The Ford Company practices, both in production and in personnel, had an almost medieval quality to them. Under Henry senior and Harry Bennett the policies of the company were singularly primitive. The public was a problem, the unions were a problem, the bankers were a problem. If Ford built a car, it was the public’s responsibility to like it. No modern managerial group was being trained. The company had no credit. Henry Ford’s only son, Edsel, had tried to fight the policies, but Bennett destroyed him. After the family revolt which resulted in Bennett’s expulsion, young Henry had inherited the shell of a company, the name and perhaps not that much more, at a time when General Motors seemed to employ the most up-to-date production and managerial techniques. Young Henry needed, above all else, instant executives; the company was losing $9 million a month. But he needed, as one friend would admit, two levels of management. One now, instantly, and one to come along.

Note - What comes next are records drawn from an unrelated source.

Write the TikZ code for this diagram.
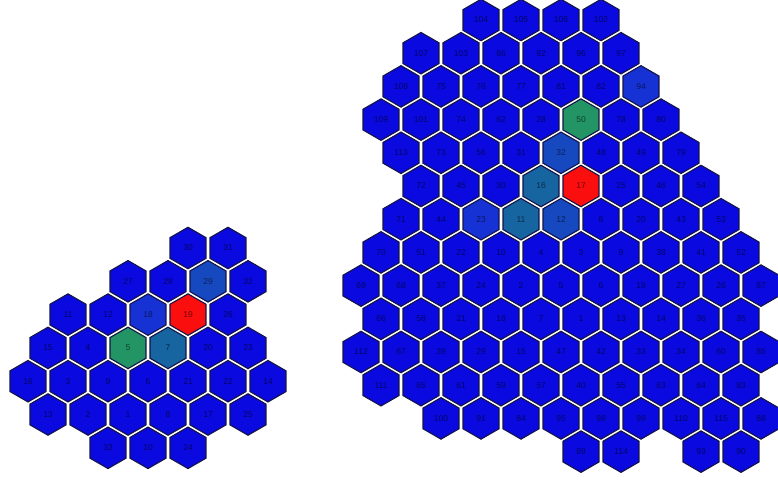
\documentclass[tikz,border=0pt]{standalone}
\usepackage{fontspec}
\setsansfont{Liberation Sans}
\usetikzlibrary{shapes.geometric}

\definecolor{hexblue}{RGB}{10,10,224}
\definecolor{hexblueB}{RGB}{22,50,212}
\definecolor{hexmid}{RGB}{22,72,192}
\definecolor{hexteal}{RGB}{22,100,160}
\definecolor{hexgreen}{RGB}{35,148,100}
\definecolor{hexred}{RGB}{250,14,14}
\definecolor{hexline}{RGB}{20,20,72}

\tikzset{
  cell/.style={regular polygon, regular polygon sides=6, shape border rotate=90,
    minimum size=41.5pt, inner sep=0pt, draw=hexline, line width=1.1pt, fill=hexblue,
    font=\sffamily\fontsize{8.5}{9}\selectfont, text=black, text opacity=0.55},
}

\begin{document}
\begin{tikzpicture}[x=1pt, y=-1pt]
  \useasboundingbox (0,0) rectangle (778,482);

  % Left grid: small cluster
  \begin{scope}[shift={(28pt,-248pt)}, x=20pt, y=-33.3pt]
    \foreach \k/\n in {8/30,10/31} \node[cell] (a\n) at (\k,0) {\n};
    \foreach \k/\n in {5/27,7/28,11/32} \node[cell] (a\n) at (\k,1) {\n};
    \node[cell, fill=hexmid] (a29) at (9,1) {29};
    \foreach \k/\n in {2/11,4/12,10/26} \node[cell] (a\n) at (\k,2) {\n};
    \node[cell, fill=hexblueB] (a18) at (6,2) {18};
    \node[cell, fill=hexred] (a19) at (8,2) {19};
    \foreach \k/\n in {1/15,3/4,9/20,11/23} \node[cell] (a\n) at (\k,3) {\n};
    \node[cell, fill=hexgreen] (a5) at (5,3) {5};
    \node[cell, fill=hexteal] (a7) at (7,3) {7};
    \foreach \k/\n in {0/16,2/3,4/9,6/6,8/21,10/22,12/14} \node[cell] (a\n) at (\k,4) {\n};
    \foreach \k/\n in {1/13,3/2,5/1,7/8,9/17,11/25} \node[cell] (a\n) at (\k,5) {\n};
    \foreach \k/\n in {4/33,6/10,8/24} \node[cell] (a\n) at (\k,6) {\n};
  \end{scope}

  % Right grid: large cluster
  \begin{scope}[shift={(361pt,-20pt)}, x=20pt, y=-33.2pt]
    \foreach \k/\n in {6/104,8/105,10/106,12/102} \node[cell] (b\n) at (\k,0) {\n};
    \foreach \k/\n in {3/107,5/103,7/86,9/92,11/96,13/97} \node[cell] (b\n) at (\k,1) {\n};
    \foreach \k/\n in {2/108,4/75,6/76,8/77,10/81,12/82} \node[cell] (b\n) at (\k,2) {\n};
    \node[cell, fill=hexblueB] (b94) at (14,2) {94};
    \foreach \k/\n in {1/109,3/101,5/74,7/62,9/28,13/78,15/80} \node[cell] (b\n) at (\k,3) {\n};
    \node[cell, fill=hexgreen] (b50) at (11,3) {50};
    \foreach \k/\n in {2/113,4/73,6/56,8/31,12/48,14/49,16/79} \node[cell] (b\n) at (\k,4) {\n};
    \node[cell, fill=hexmid] (b32) at (10,4) {32};
    \foreach \k/\n in {3/72,5/45,7/30,13/25,15/46,17/54} \node[cell] (b\n) at (\k,5) {\n};
    \node[cell, fill=hexteal] (b16) at (9,5) {16};
    \node[cell, fill=hexred] (b17) at (11,5) {17};
    \foreach \k/\n in {2/71,4/44,12/8,14/20,16/43,18/53} \node[cell] (b\n) at (\k,6) {\n};
    \node[cell, fill=hexblueB] (b23) at (6,6) {23};
    \node[cell, fill=hexteal] (b11) at (8,6) {11};
    \node[cell, fill=hexmid] (b12) at (10,6) {12};
    \foreach \k/\n in {1/70,3/51,5/22,7/10,9/4,11/3,13/9,15/38,17/41,19/52} \node[cell] (b\n) at (\k,7) {\n};
    \foreach \k/\n in {0/69,2/68,4/37,6/24,8/2,10/5,12/6,14/19,16/27,18/26,20/87} \node[cell] (b\n) at (\k,8) {\n};
    \foreach \k/\n in {1/66,3/58,5/21,7/18,9/7,11/1,13/13,15/14,17/36,19/35} \node[cell] (b\n) at (\k,9) {\n};
    \foreach \k/\n in {0/112,2/67,4/39,6/29,8/15,10/47,12/42,14/33,16/34,18/60,20/85} \node[cell] (b\n) at (\k,10) {\n};
    \foreach \k/\n in {1/111,3/65,5/61,7/59,9/57,11/40,13/55,15/63,17/64,19/83} \node[cell] (b\n) at (\k,11) {\n};
    \foreach \k/\n in {4/100,6/91,8/84,10/95,12/98,14/99,16/110,18/115,20/88} \node[cell] (b\n) at (\k,12) {\n};
    \foreach \k/\n in {11/89,13/114,17/93,19/90} \node[cell] (b\n) at (\k,13) {\n};
  \end{scope}
\end{tikzpicture}
\end{document}
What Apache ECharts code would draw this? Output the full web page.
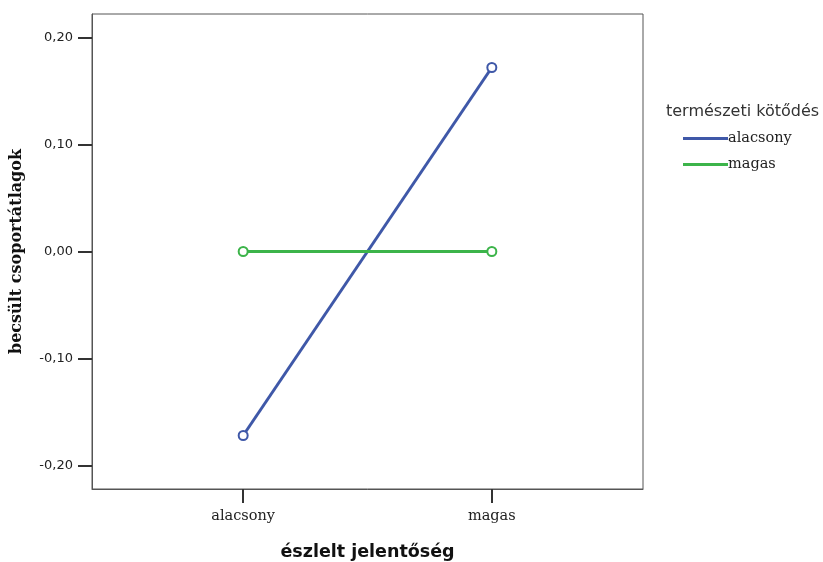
<!DOCTYPE html>
<html><head><meta charset="utf-8">
<script src="https://cdn.jsdelivr.net/npm/echarts@6/dist/echarts.min.js"></script>
<style>html,body{margin:0;padding:0;background:#fff}#c{width:823px;height:562px}</style>
</head><body><div id="c"></div>
<script>
const categories = ['alacsony', 'magas'];
const seriesNames = ['alacsony', 'magas'];
const valuesAlacsony = [-0.172, 0.172];
const valuesMagas = [0.0, 0.0];
const yTicks = [-0.2, -0.1, 0.0, 0.1, 0.2];
const legendTitle = 'természeti kötődés';
const xTitle = 'észlelt jelentőség';
const yTitle = 'becsült csoportátlagok';

const chart = echarts.init(document.getElementById('c'));
const catIdx = categories.map((c, i) => i);
chart.setOption({
  animation: false,
  grid: {left: 92, top: 14, width: 551, height: 475, outerBoundsMode: 'none', containLabel: false,
    show: true, borderColor: '#555', borderWidth: 1, backgroundColor: '#fff'},
  xAxis: {
    type: 'value', min: -0.608, max: 1.608,
    name: xTitle, nameLocation: 'middle', nameGap: 54,
    nameTextStyle: {fontFamily: 'DejaVu Sans', fontWeight: 'bold', fontSize: 17.5, color: '#111'},
    axisLine: {show: true, onZero: false, lineStyle: {color: '#555'}},
    axisTick: {show: true, customValues: catIdx, length: 14, lineStyle: {color: '#333', width: 2}},
    axisLabel: {customValues: catIdx, formatter: v => categories[Math.round(v)], margin: 20,
      fontFamily: 'DejaVu Serif', fontSize: 14.5, color: '#222'},
    splitLine: {show: false}
  },
  yAxis: {
    type: 'value', min: -0.222, max: 0.222,
    name: yTitle, nameLocation: 'middle', nameGap: 67, nameRotate: 90,
    nameTextStyle: {fontFamily: 'DejaVu Serif', fontWeight: 'bold', fontSize: 16, color: '#111'},
    axisLine: {show: true, onZero: false, lineStyle: {color: '#555'}},
    axisTick: {show: true, customValues: yTicks, length: 14, lineStyle: {color: '#333', width: 2}},
    axisLabel: {customValues: yTicks, formatter: v => v.toFixed(2).replace('.', ','), margin: 19,
      fontFamily: 'DejaVu Sans', fontSize: 13, color: '#222'},
    splitLine: {show: false}
  },
  legend: {
    orient: 'vertical', left: 678, top: 126, itemGap: 11,
    icon: 'rect', itemWidth: 45, itemHeight: 3,
    textStyle: {fontFamily: 'DejaVu Serif', fontSize: 14.5, color: '#222', padding: [0,0,0,-5]},
    data: seriesNames
  },
  graphic: [{type: 'text', left: 666, top: 104,
    style: {text: legendTitle, font: '16px "DejaVu Sans"', fill: '#333'}}],
  series: [
    {name: seriesNames[0], type: 'line', data: catIdx.map(i => [i, valuesAlacsony[i]]),
     symbol: 'emptyCircle', symbolSize: 9, color: '#3f58a8',
     lineStyle: {width: 3, color: '#3f58a8'}, itemStyle: {color: '#3f58a8', borderWidth: 1.5}},
    {name: seriesNames[1], type: 'line', data: catIdx.map(i => [i, valuesMagas[i]]),
     symbol: 'emptyCircle', symbolSize: 9, color: '#3cb44a',
     lineStyle: {width: 3, color: '#3cb44a'}, itemStyle: {color: '#3cb44a', borderWidth: 1.5}}
  ]
});
</script></body></html>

In hiring the Whiz Kids, he was taking care of the future, the near future, but the future nonetheless, so he shrewdly covered all bets and hired a senior level of management from General Motors, men in their late forties and early fifties who could go to work that day and help train his new intellectuals in the auto business. This was to be known in automotive circles as the Breech-Crusoe-Harder group, headed by Ernie Breech, then forty-nine, who had been at General Motors for most of his adult life, and was at the time president of GM’s subsidiary, Bendix. He brought with him Lewis Crusoe, another high General Motors executive, now retired, and Delmar Harder, former chief of production of GM.